Que el miedo humano opera así, con esa absoluta falta de lógica, lo saben los terroristas y lo aprovechan. Y por eso se llaman terroristas, porque su triunfo último es el terror que siembran; si no se llamarían de otra manera, simplemente delincuentes o asesinos. El destrozo puntual del terrorismo, con ser mucho, no es nada comparado con las heridas y las muertes del miedo que contagia. Abstractas, fantasmales, y por ello mucho más difíciles de entender y remediar.

En septiembre, el derrumbe de las Torres Gemelas sepultó a miles de personas en Nueva York. Desde entonces son, en todo el mundo, millones los que han cambiado sus 'tareas y disfrutes' para no tener que coger un avión. Los que compran máscaras anti-gas y cambian de dieta. Los que no abren el correo o lo hacen con el corazón subido. Y muchísimos también, por poner ejemplos que son nuestros desde hace mucho tiempo, los que ya no se atreven a recoger un juguete del suelo y dárselo al primer niño que pasa. Los que no se montan en algunos coches sin pensar o mirar. Los que no abren con alegría, despreocupadamente, los envíos postales, con el gusto que da romper de cualquier manera las cartas y los paquetes abultados.

La acción terrorista no se detiene en el atentado. Continúa insidiosamente en el recuerdo. Por eso se combate también al combatir el miedo. O mejor, no se combate sin combatir el miedo. Pero el miedo es algo que suele descuidar la lucha antiterrorista convencional, que concentra sus ideas y sus recursos y sus esfuerzos en el rastreo de los terroristas y en los blindajes múltiples de la seguridad.

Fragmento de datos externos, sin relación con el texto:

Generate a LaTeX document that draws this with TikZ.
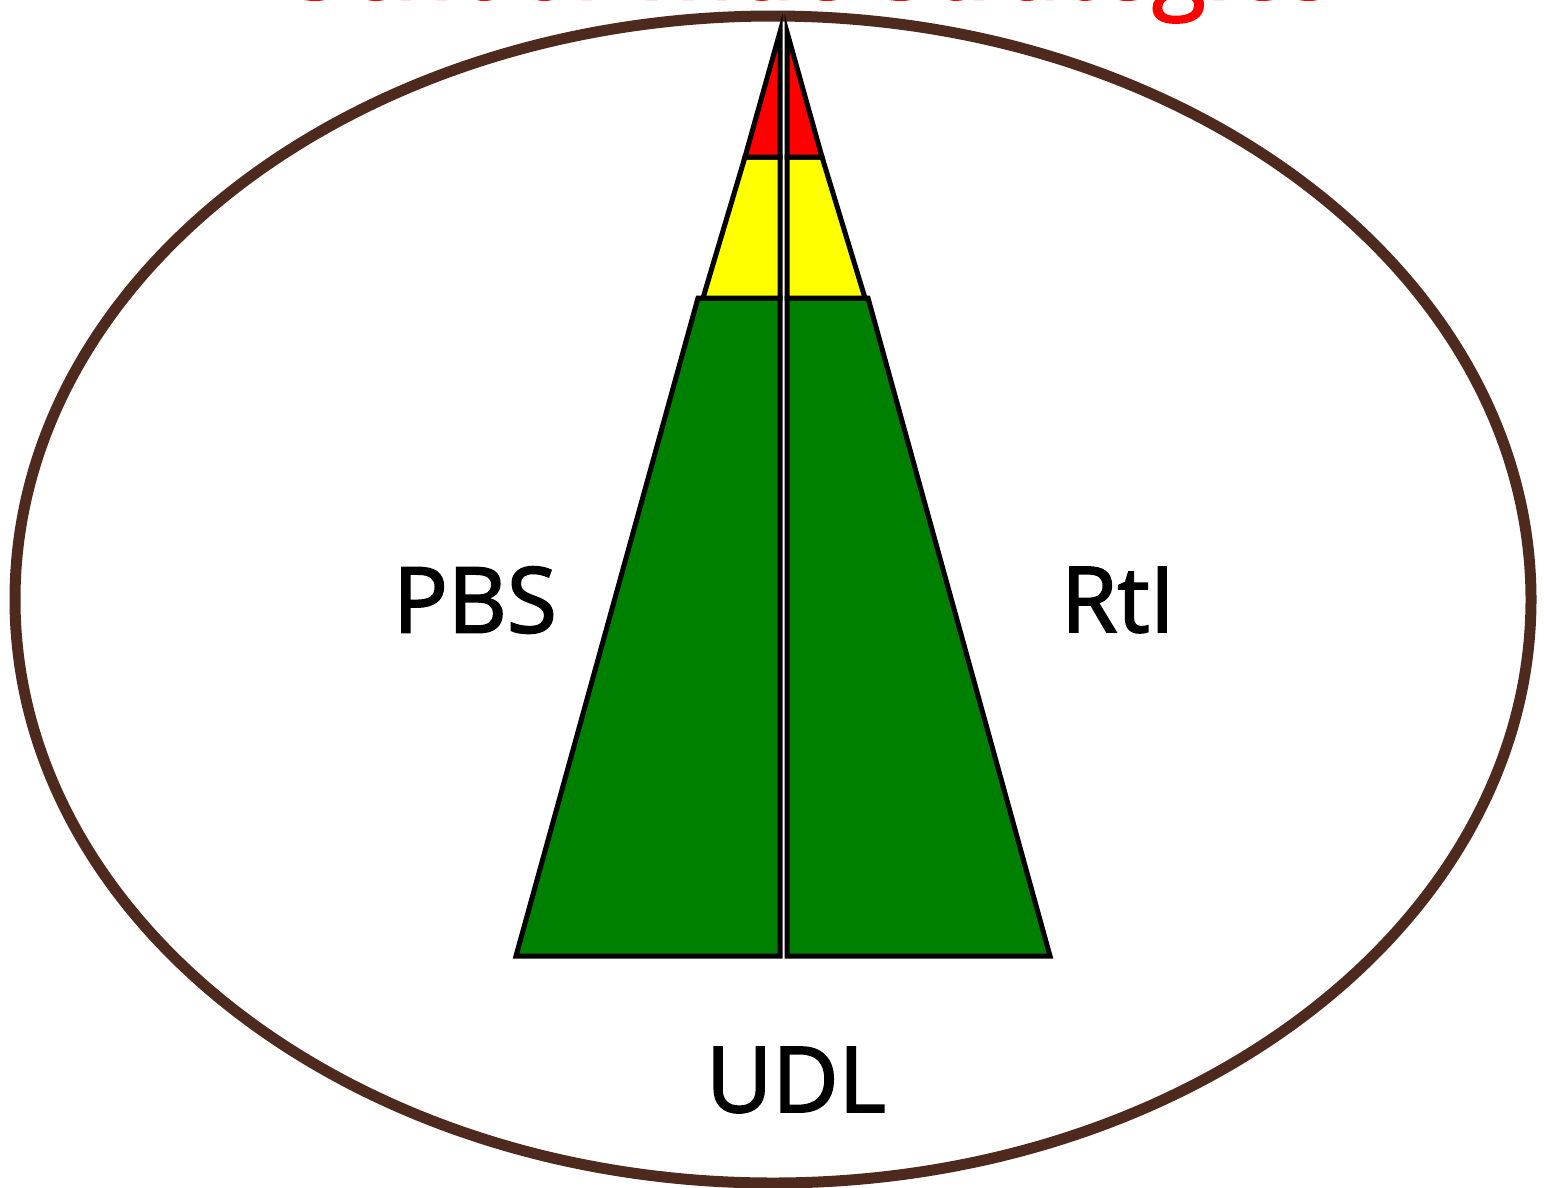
\documentclass[tikz,border=0pt]{standalone}
\usepackage{fontspec}
\setmainfont{Open Sans}
\newfontfamily\lblfont[FakeBold=2]{Open Sans}
\definecolor{rimbrown}{RGB}{78,42,30}
\definecolor{tierred}{RGB}{255,0,0}
\definecolor{tieryellow}{RGB}{255,255,0}
\definecolor{tiergreen}{RGB}{0,128,0}
\tikzset{
  tier/.style={draw=black,line width=5pt,line join=miter},
  label/.style={font=\lblfont\fontsize{91}{91}\selectfont,text=black,inner sep=0pt},
}
\begin{document}
\begin{tikzpicture}[x=1pt,y=-1pt]
\useasboundingbox (0,0) rectangle (1544,1187);
% title (cropped at the top)
\node[anchor=base west,inner sep=0pt,text=tierred,font=\lblfont\fontsize{99.5}{99.5}\selectfont] (title) at (291,-1) {School-wide Strategies};
% ellipse
\draw[rimbrown,line width=11pt] (773,599.5) ellipse [x radius=758,y radius=583.5];
% left half
\draw[tier,fill=tiergreen] (698,298) -- (516,956) -- (780,956) -- (780,298) -- cycle;
\draw[tier,fill=tieryellow] (745,157) -- (703,298) -- (780,298) -- (780,157) -- cycle;
\draw[tier,fill=tierred] (780,32) -- (745,157) -- (780,157) -- cycle;
% right half
\draw[tier,fill=tiergreen] (868,298) -- (1050,956) -- (787,956) -- (787,298) -- cycle;
\draw[tier,fill=tieryellow] (822,157) -- (865,298) -- (787,298) -- (787,157) -- cycle;
\draw[tier,fill=tierred] (787,32) -- (822,157) -- (787,157) -- cycle;
% labels
\node[label] (pbs) at (475,600) {PBS};
\node[label] (rti) at (1118,600) {RtI};
\node[label] (udl) at (796,1080) {UDL};
\end{tikzpicture}
\end{document}
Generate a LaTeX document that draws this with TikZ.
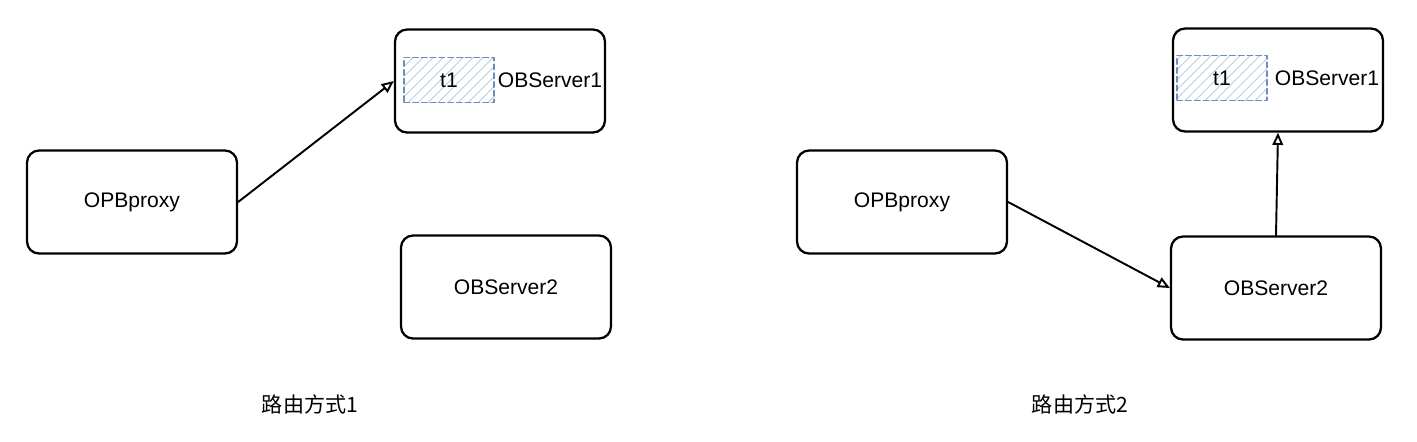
\documentclass[tikz,border=0pt]{standalone}
\usepackage{fontspec}
\setmainfont{Liberation Sans}
\newfontfamily\cjk{Noto Sans CJK SC}
\usetikzlibrary{arrows.meta,patterns.meta}
\definecolor{tblblue}{HTML}{6C8EBF}
\tikzset{
	srvbox/.style={draw=black,line width=1.3pt,rounded corners=0.24cm,minimum width=4.2cm,minimum height=2.06cm,inner sep=0pt},
	tblbox/.style={draw=tblblue,dash pattern=on 3pt off 2pt,line width=1.1pt,pattern={Lines[angle=45,distance=4pt,line width=0.6pt]},pattern color=tblblue!40,minimum width=1.8cm,minimum height=0.9cm,inner sep=0pt},
	link/.style={line width=1.1pt,-{Triangle[open,length=7pt,width=6pt]}}
}
\begin{document}
\begin{tikzpicture}[x=0.02cm,y=-0.02cm,font=\fontsize{12}{14}\selectfont,line cap=round,line join=round]
			\useasboundingbox (0,0) rectangle (1417,441);
			\path
			(132,202) coordinate (pa)
			(500,81) coordinate (sa1)
			(506,287) coordinate (sa2)
			(902,202) coordinate (pb)
			(1278,80) coordinate (sb1)
			(1276,288) coordinate (sb2);
			% left: route 1
			\node[srvbox] (proxyA) at (pa) {OPBproxy};
			\node[srvbox] (srvA1) at (sa1) {};
			\node[srvbox] (srvA2) at (sa2) {OBServer2};
			\node[tblbox] (tA) at (449,80) {t1};
			\node (labA1) at (550,80) {OBServer1};
			\node (capA) at (310,404) {\cjk 路由方式1};
			\draw[link] (proxyA.east) -- (srvA1.west);
			% right: route 2
			\node[srvbox] (proxyB) at (pb) {OPBproxy};
			\node[srvbox] (srvB1) at (sb1) {};
			\node[srvbox] (srvB2) at (sb2) {OBServer2};
			\node[tblbox] (tB) at (1222,78) {t1};
			\node (labB1) at (1327,78) {OBServer1};
			\node (capB) at (1080,404) {\cjk 路由方式2};
			\draw[link] (proxyB.east) -- (srvB2.west);
			\draw[link] (srvB2.north) -- (srvB1.south);
		\end{tikzpicture}
\end{document}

Es posible que cerrar a cal y canto la cabina de un avión, o repartir entre la población máscaras anti-gas, vacunas y antibióticos, sean medidas eficaces de protección -aunque el elemental pensamiento de que siempre quedarán objetivos no protegidos y bacterias no asegurables las cuestione enseguida-, pero no son, desde luego, medidas antiterroristas, porque lejos de combatir el miedo, lo alimentan. En qué sino en amenazas y peligro va a pensar alguien que tiene una máscara de goma en la mesilla. En qué, el turista al que se cachea y escanea y se hace viajar, separado del piloto de su avión por un telón de acero.

Medidas antiterroristas son las que ayudan a la gente a combatir el terror. A rebelarse contra los estados de excepción mentales que el terror instaura. Contra las amenazas que inventa. Contra la autoprohibición de circular, comer, hablar, acompañar que impone. Contra la autocensura que nos aconseja dejar de ser como fuimos: espontáneos, distraídos del miedo a morir, puntualmente inmortales por ello. Este apartado -'tareas y disfrutes' del olvido del miedo- debería formar parte de la lucha antiterrorista, ser, por definición, uno de sus objetivos prioritarios.

He empezado esta columna con una cita de Fernando Savater, quiero cerrarla con estos versos magníficos de Joseph Brodsky: 'Si supiera Herodes que a mayor poder, más cierto e infalible es el milagro'. Esa me parece una buena estrategia antiterrorista: difundir la creencia en el milagro de la libertad contra Herodes. De la libertad de vivir a diario como si él, ellos, los terroristas no existieran. De esa manera, como su nombre indica, no existirían.